Very near the largest of Pakistan’s freshwater lakes is a town of definite interest to the curious traveller: Thatta. This is a site of great importance, perhaps one of the places in the country richest in historic value and monuments, yet just slightly less fast-paced than its fellows on the same list-such as Lahore, for example. The town is a bit more relaxed and old world in comparison, which renders it doubly attractive for those looking for a shot of deep Pakistani culture.
Thatta also boasts one of the biggest and most well-known necropolises in the world: the Makli Hill Necropolis. Situated just outside the town proper, this necropolis holds the remains of more than 100,000 persons, a large portion of them people of note and former rulers and leaders in the area. It is a UNESCO World Heritage Site and has served its purpose for centuries, with historians and archaeologists estimating it to date all the way back to the 1300’s. As such, one may well expect the approximately 15-kilometre area of the place to be teeming with graves and monuments, from simple graves with Quranic art inscribed on them to the grandest of vaults, huge crypts topped with the traditional “onion bulb” mosque of local architecture. While most of the pilgrims coming here do so to visit the tombs of the many famous Sufi saints buried in the place, it is undoubtedly the large mausoleums of the past kings that capture popular tourist attention.
Banbhore is also near the city. This is yet another tentative entry to the UNESCO World Heritage list, renowned for its status as one of the most impressively preserved ports from mediaeval times in the region. A port in use to the 1200’s, it is said to have begun its life as an urban location as far back as the first century BCE.
The Shah Jahan Masjid of Thatta is another place worth visiting around the area, as well as another tentative entry to the UNESCO list. The mosque, which one may guess from the name to have been commissioned by the same emperor who commissioned the Taj Mahal, is a superbly decorated mosque of rather marvellous acoustic properties. Despite its size (169×97 feet), the acoustic properties of the edifice are such that it is possible for a word spoken in one end of the prayer hall to be heard at the other end. Of particular interest here are the architectural decorations as well, which involve no fewer than 93 domes crowning the building, some intricate tilework, and equally beautiful mosaics.

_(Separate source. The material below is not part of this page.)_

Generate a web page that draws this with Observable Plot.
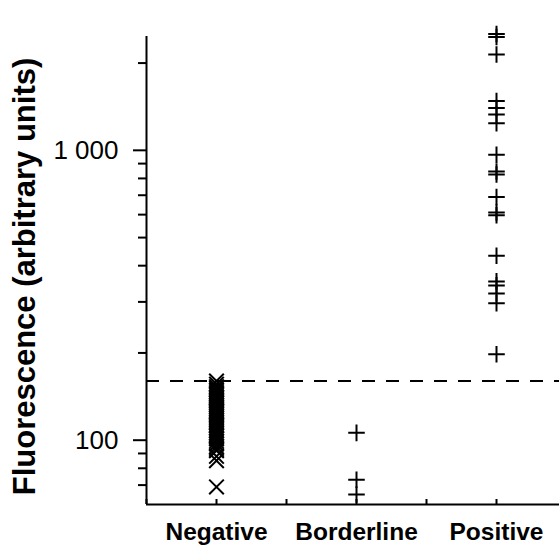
<!DOCTYPE html>
<html>
<head>
<meta charset="utf-8">
<script src="https://cdn.jsdelivr.net/npm/d3@7"></script>
<script src="https://cdn.jsdelivr.net/npm/@observablehq/plot@0.6"></script>
<style>
  html, body { margin: 0; padding: 0; background: #fff; }
  #chart { width: 559px; height: 551px; overflow: hidden; }
</style>
</head>
<body>
<div id="chart"></div>
<script>
const categories = ["Negative", "Borderline", "Positive"];
const negativeValues = [160, 156, 153, 151, 149, 147, 145, 143, 141, 140, 138, 136, 134, 132, 130, 128, 126, 125, 123, 121, 119, 117, 115, 113, 112, 110, 108, 106, 104, 103, 101, 99, 97, 95, 93, 92, 88, 85, 69];
const borderlineValues = [106, 73, 65];
const positiveValues = [2520, 2460, 2140, 1480, 1400, 1330, 1240, 965, 845, 825, 690, 610, 597, 433, 353, 342, 321, 297, 198];
const threshold = 160;
const yDomain = [60, 2470];
const xDomain = [-0.5, 2.45];
const majorTicks = [100, 1000];
const minorTicks = [70, 80, 90, 200, 300, 400, 500, 600, 700, 800, 900, 2000];
const xTicks = [-0.5, 0, 0.5, 1, 1.5, 2];
const yLabel = "Fluorescence (arbitrary units)";

const negRows = negativeValues.map(v => ({idx: 0, value: v}));
const plusRows = [
  ...borderlineValues.map(v => ({idx: 1, value: v})),
  ...positiveValues.map(v => ({idx: 2, value: v}))
];

const chart = Plot.plot({
  width: 559,
  height: 551,
  marginLeft: 146,
  marginRight: 0,
  marginTop: 36,
  marginBottom: 47,
  style: {fontFamily: "Arial, 'Liberation Sans', sans-serif", color: "#000", background: "#fff"},
  x: {type: "linear", domain: xDomain},
  y: {type: "log", domain: yDomain},
  marks: [
    Plot.ruleY([threshold], {stroke: "#000", strokeWidth: 2, strokeDasharray: "13,11"}),
    Plot.axisY({ticks: majorTicks, tickSize: 13, tickPadding: 15, strokeWidth: 2, fontSize: 26,
      tickFormat: d => d === 1000 ? "1 000" : String(d), label: null}),
    Plot.axisY({ticks: minorTicks, tickSize: 8, strokeWidth: 2, tickFormat: () => "", label: null}),
    Plot.axisX({ticks: xTicks, tickSize: 0, tickPadding: 18, fontSize: 24.5, fontWeight: "bold",
      tickFormat: d => Number.isInteger(d) ? categories[d] : "", label: null}),
    Plot.axisX({ticks: xTicks, tickSize: -5, strokeWidth: 2, tickFormat: () => "", label: null}),
    Plot.ruleX([xDomain[0]], {stroke: "#000", strokeWidth: 2}),
    Plot.ruleY([yDomain[0]], {stroke: "#000", strokeWidth: 2}),
    Plot.text([yLabel], {frameAnchor: "left", textAnchor: "middle", rotate: -90, dx: -121, dy: 6, fontSize: 31, fontWeight: "bold", fill: "#000"}),
    Plot.dot(negRows, {x: "idx", y: "value", symbol: "times", r: 6.7, stroke: "#000", strokeWidth: 2}),
    Plot.dot(plusRows, {x: "idx", y: "value", symbol: "plus", r: 5.4, stroke: "#000", strokeWidth: 2})
  ]
});
document.getElementById("chart").appendChild(chart);
</script>
</body>
</html>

There are natural sites to visit around Thatta as well. The best places to go to, if such is your interest, would be the two lakes nearby: Keenjhar and Haleji. Both are large lakes, the former being the biggest of all of the country’s freshwater lakes and the latter being the biggest of the continent’s bird sanctuaries. They are both a havens for local wildlife and wildlife enthusiasts, so they are fairly popular with tourists as well as travellers. Keenjhar, in particular, often draws a good crowd of swimmers and water sports lovers.